- _Stated problem_:
Transcribe each line of the material as it is, and drop any picture.

- _Raw data_:
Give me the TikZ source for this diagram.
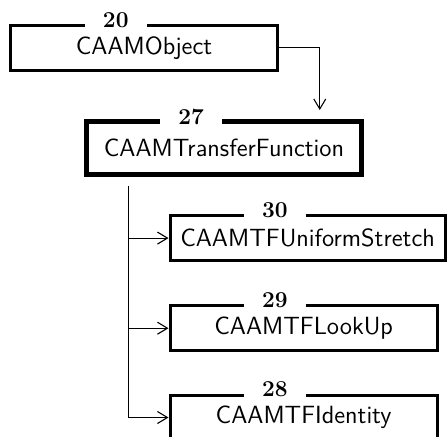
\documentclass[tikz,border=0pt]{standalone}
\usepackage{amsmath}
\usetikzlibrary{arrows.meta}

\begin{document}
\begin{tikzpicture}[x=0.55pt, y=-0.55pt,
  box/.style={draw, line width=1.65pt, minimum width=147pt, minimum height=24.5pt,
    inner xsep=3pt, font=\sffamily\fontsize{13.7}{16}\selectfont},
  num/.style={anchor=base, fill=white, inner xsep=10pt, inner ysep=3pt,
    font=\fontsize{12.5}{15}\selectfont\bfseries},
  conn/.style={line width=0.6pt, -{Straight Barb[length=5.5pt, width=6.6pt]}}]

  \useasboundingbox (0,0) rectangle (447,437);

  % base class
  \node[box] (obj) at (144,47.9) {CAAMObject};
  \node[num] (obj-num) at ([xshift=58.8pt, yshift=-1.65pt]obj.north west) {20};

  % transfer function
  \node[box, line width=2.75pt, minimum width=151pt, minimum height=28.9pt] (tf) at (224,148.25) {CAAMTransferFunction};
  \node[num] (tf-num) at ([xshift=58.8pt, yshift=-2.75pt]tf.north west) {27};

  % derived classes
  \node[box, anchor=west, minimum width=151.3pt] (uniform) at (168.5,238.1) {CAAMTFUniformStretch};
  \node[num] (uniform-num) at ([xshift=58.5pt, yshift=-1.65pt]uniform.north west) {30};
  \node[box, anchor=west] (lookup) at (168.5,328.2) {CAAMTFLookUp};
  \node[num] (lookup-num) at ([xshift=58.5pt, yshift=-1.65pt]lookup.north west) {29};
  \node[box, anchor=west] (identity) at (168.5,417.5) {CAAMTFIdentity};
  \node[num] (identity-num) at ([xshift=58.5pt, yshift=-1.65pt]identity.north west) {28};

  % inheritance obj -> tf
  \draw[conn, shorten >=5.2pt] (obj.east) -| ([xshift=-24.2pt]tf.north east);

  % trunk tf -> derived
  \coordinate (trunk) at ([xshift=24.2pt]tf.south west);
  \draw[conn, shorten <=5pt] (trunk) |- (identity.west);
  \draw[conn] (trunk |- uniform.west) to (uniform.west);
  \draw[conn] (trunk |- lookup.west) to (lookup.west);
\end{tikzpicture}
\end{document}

- _Task response_:
Give me the TikZ source for this diagram.
\documentclass[tikz,border=0pt]{standalone}
\usepackage{amsmath}
\usetikzlibrary{arrows.meta}

\begin{document}
\begin{tikzpicture}[x=0.55pt, y=-0.55pt,
  box/.style={draw, line width=1.65pt, minimum width=147pt, minimum height=24.5pt,
    inner xsep=3pt, font=\sffamily\fontsize{13.7}{16}\selectfont},
  num/.style={anchor=base, fill=white, inner xsep=10pt, inner ysep=3pt,
    font=\fontsize{12.5}{15}\selectfont\bfseries},
  conn/.style={line width=0.6pt, -{Straight Barb[length=5.5pt, width=6.6pt]}}]

  \useasboundingbox (0,0) rectangle (447,437);

  % base class
  \node[box] (obj) at (144,47.9) {CAAMObject};
  \node[num] (obj-num) at ([xshift=58.8pt, yshift=-1.65pt]obj.north west) {20};

  % transfer function
  \node[box, line width=2.75pt, minimum width=151pt, minimum height=28.9pt] (tf) at (224,148.25) {CAAMTransferFunction};
  \node[num] (tf-num) at ([xshift=58.8pt, yshift=-2.75pt]tf.north west) {27};

  % derived classes
  \node[box, anchor=west, minimum width=151.3pt] (uniform) at (168.5,238.1) {CAAMTFUniformStretch};
  \node[num] (uniform-num) at ([xshift=58.5pt, yshift=-1.65pt]uniform.north west) {30};
  \node[box, anchor=west] (lookup) at (168.5,328.2) {CAAMTFLookUp};
  \node[num] (lookup-num) at ([xshift=58.5pt, yshift=-1.65pt]lookup.north west) {29};
  \node[box, anchor=west] (identity) at (168.5,417.5) {CAAMTFIdentity};
  \node[num] (identity-num) at ([xshift=58.5pt, yshift=-1.65pt]identity.north west) {28};

  % inheritance obj -> tf
  \draw[conn, shorten >=5.2pt] (obj.east) -| ([xshift=-24.2pt]tf.north east);

  % trunk tf -> derived
  \coordinate (trunk) at ([xshift=24.2pt]tf.south west);
  \draw[conn, shorten <=5pt] (trunk) |- (identity.west);
  \draw[conn] (trunk |- uniform.west) to (uniform.west);
  \draw[conn] (trunk |- lookup.west) to (lookup.west);
\end{tikzpicture}
\end{document}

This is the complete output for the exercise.